Once more: Is not the doctrine of the Holy Spirit held slightly? Is he not denied in his person, dishonored in his work, wounded and grieved in his influence ? Is there not a more marked dependence on creature power than upon the power of the Spirit? Do not sermons, and books, and reports sadly forget to recognize and honor him as the grand source of all blessing? Are his power, grace, and love, in the great work of conversion, distinctly acknowledged and duly honored? That there should be no precious gales of grace, no revival of the Lord's work, no true spiritual prosperity where the Holy Spirit is not glorified, we cannot marvel. All must be cold, formal, and lifeless - that church a stagnant pool, and that ministry a powerless instrument, where the Spirit of God is slighted, wounded, or absolutely denied.

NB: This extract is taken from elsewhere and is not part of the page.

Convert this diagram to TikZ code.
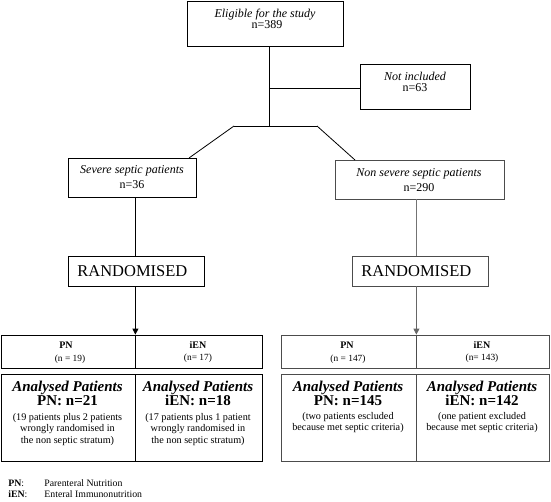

In closing, let us remark, that, living as we do in a day of abounding error, it solemnly behooves those who believe the truth, fearlessly to maintain it. Let there be no compromise, no barter of the truth; buy it at any sacrifice of human opinion, sell it at no price whatever. " Buy the truth, and sell it not." Stand up a witness of the truth, humbly, boldly, and in the strength of the Lord, wherever his providence may place you. O consider the honor of being permitted to testify to the truth as it is in Jesus! You may be a lone, a solitary witness, yet fear not; he who is " the truth " itself says to you, as he did to the church in Philadelphia, - "You have a little strength, and have kept my word, and have not denied my name. Because you have kept the word of my patience, I also will keep you from the hour of temptation, which shall come upon all the world, to try them that dwell upon the earth. Behold, I come quickly; hold that fast which you have, that no man take your crown." Rev. iii. 10, 11

Let those who hold the truth, be careful to maintain good works, and so walk in all the holiness of the truth they profess; let them see that by no carelessness of deportment, by no want of integrity, by no neglect of the means of grace, by no exhibitions of unholy temper, by no worldly conformity, yes, by no inconsistency whatever, they bring a slur upon the holy doctrines they avowedly maintain and love; let them not be satisfied with maintaining a string of doctrines, unaccompanied with their sanctifying power: but let them see that with the truth in their judgments, they possess grace in the heart, and unspotted holiness in the life. " Then said Jesus to those Jews which believed on him, If you continue in my word, then are you my disciples indeed; and you shall know the truth, and the truth shall make you free." John viii 31, 32.